Why "just use Google Translate" isn't a complete answer
General-purpose translators cover huge numbers of languages, and that breadth comes at a cost: they're rarely tuned for the specific quirks of any one region. Southeast Asia is linguistically dense — Thai and Vietnamese have tones that change a word's meaning entirely, Malay and Indonesian are close-but-different languages often lumped together, and several major languages (Thai, Chinese scripts) aren't in the Latin alphabet at all. A generic tool can translate the text; it often can't help you say it, or tell you when a word choice is off for the country you're actually in.
What actually matters for this region
- Coverage of the languages you'll actually use. Malay, Indonesian, Thai, Tagalog, Vietnamese, and the Chinese varieties spoken across the region (Mandarin, Cantonese) — not just "Chinese" as one bucket.
- Voice, not just text. Typing works at a hotel counter; it doesn't work in a moving conversation, a noisy market, or hands-free while you're carrying bags. Voice in, voice out is what actually gets used on the ground.
- A pronunciation guide for non-Latin scripts. Getting a perfect Thai translation is only useful if you can also attempt to say it. Romanization of the translated text — not just the original — is a small feature that makes a big practical difference.
- Two-way conversation, not just one-way lookup. Real conversations go back and forth. An app that only translates what you type or say, with no natural way for the other person to reply in their own language on the same screen, breaks the flow constantly.
- Camera translation for menus and signs. Street signs, menus, and price tags are a huge share of what travelers actually need translated, and typing them out is impractical.

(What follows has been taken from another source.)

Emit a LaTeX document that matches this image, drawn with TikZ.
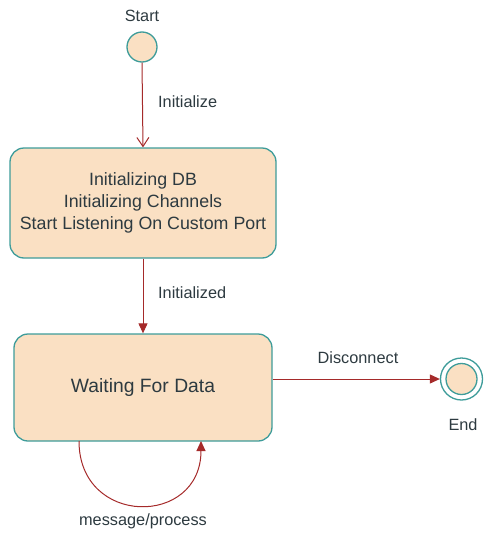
\documentclass[tikz,border=0pt]{standalone}
\usepackage{fontspec}
\setmainfont{Liberation Sans}
\usetikzlibrary{arrows.meta}
\definecolor{peach}{HTML}{FAE0C3}
\definecolor{teal2}{HTML}{3E9C9A}
\definecolor{arr}{HTML}{A52A2A}
\definecolor{txt}{HTML}{2D3A40}
\begin{document}
\begin{tikzpicture}[x=1pt,y=-1pt,
  state/.style={draw=teal2,fill=peach,line width=1.3pt,rounded corners=14pt,text=txt,font=\fontsize{17.8}{21}\selectfont,align=center,inner sep=0pt},
  lbl/.style={text=txt,font=\fontsize{16.3}{19}\selectfont,inner sep=0pt},
  conn/.style={draw=arr,line width=1pt,-{Triangle[length=10pt,width=9pt]}},
  openconn/.style={draw=arr,line width=1pt,-{Straight Barb[length=9pt,width=12pt,line width=1pt]}}]
\useasboundingbox (0,0) rectangle (483,533);
\node[circle,draw=teal2,fill=peach,line width=1.3pt,minimum size=30pt,inner sep=0pt] (start) at (142,47) {};
\node[lbl] (startl) at (142,16) {Start};
\node[state,minimum width=266pt,minimum height=110pt] (init) at (143,203)
  {Initializing DB\\[1pt]Initializing Channels\\[1pt]Start Listening On Custom Port};
\node[state,minimum width=258pt,minimum height=107pt,font=\fontsize{19.3}{23}\selectfont] (wait) at (143,387.5) {Waiting For Data};
\node[circle,draw=teal2,line width=1.3pt,minimum size=42pt,inner sep=0pt,fill=white] (endo) at (461.5,379) {};
\node[circle,draw=teal2,fill=peach,line width=1.3pt,minimum size=31pt,inner sep=0pt] (endi) at (461.5,379) {};
\node[lbl] (endl) at (463,425) {End};
\draw[openconn] (start.south) -- (init.north);
\node[lbl,anchor=west] (l1) at (158,102) {Initialize};
\draw[conn] (init.south) -- (wait.north);
\node[lbl,anchor=west] (l2) at (158,293) {Initialized};
\draw[conn] (wait.east |- endo.west) -- (endo.west);
\node[lbl] (l3) at (358,358) {Disconnect};
\coordinate (s) at (79,441);
\coordinate (e) at (201,441);
\draw[conn] (s) .. controls (79,527) and (201,527) .. (e);
\node[lbl] (l4) at (143,521) {message/process};
\end{tikzpicture}
\end{document}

- Privacy. Voice translation means a microphone is capturing what you say — worth checking whether that audio is stored anywhere or processed and discarded.
- What happens without signal. Rural Vietnam, a ferry between Thai islands, the countryside outside Yogyakarta — connectivity isn't guaranteed. On-device translation for common language pairs means the app still works when the network doesn't.
A quick way to evaluate any app
Before committing to one, it's worth actually testing these in five minutes:
- Say a sentence out loud and see if it's translated as speech, not just text on screen.
- Try Malay and Indonesian specifically — are they treated as genuinely different languages, or does one bleed into the other?
- Translate something into Thai or Chinese and check whether you're shown how to pronounce it, not just the script.
- Point the camera at a menu (or a photo of one) and see how well it reads it in place.
- Turn off Wi-Fi and try a simple translation — does anything still work?
Free tier limits are normal — check what they actually limit
Most serious translation apps have a free tier with a daily cap and a paid tier for unlimited use. That's a reasonable model given the cost of running voice and translation services — what's worth checking is whether the free tier is genuinely usable for a day of casual travel (a handful of translations, a couple of camera scans) or whether it's cut so short it's really just a trial.
The short version
For Southeast Asia specifically, prioritize: real voice translation (not just text), accurate handling of Malay vs Indonesian, a pronunciation guide for Thai and Chinese, camera translation for menus and signs, and a clear answer on what happens to your audio. Everything else — flashy UI, extra language packs you'll never use, social features — is secondary.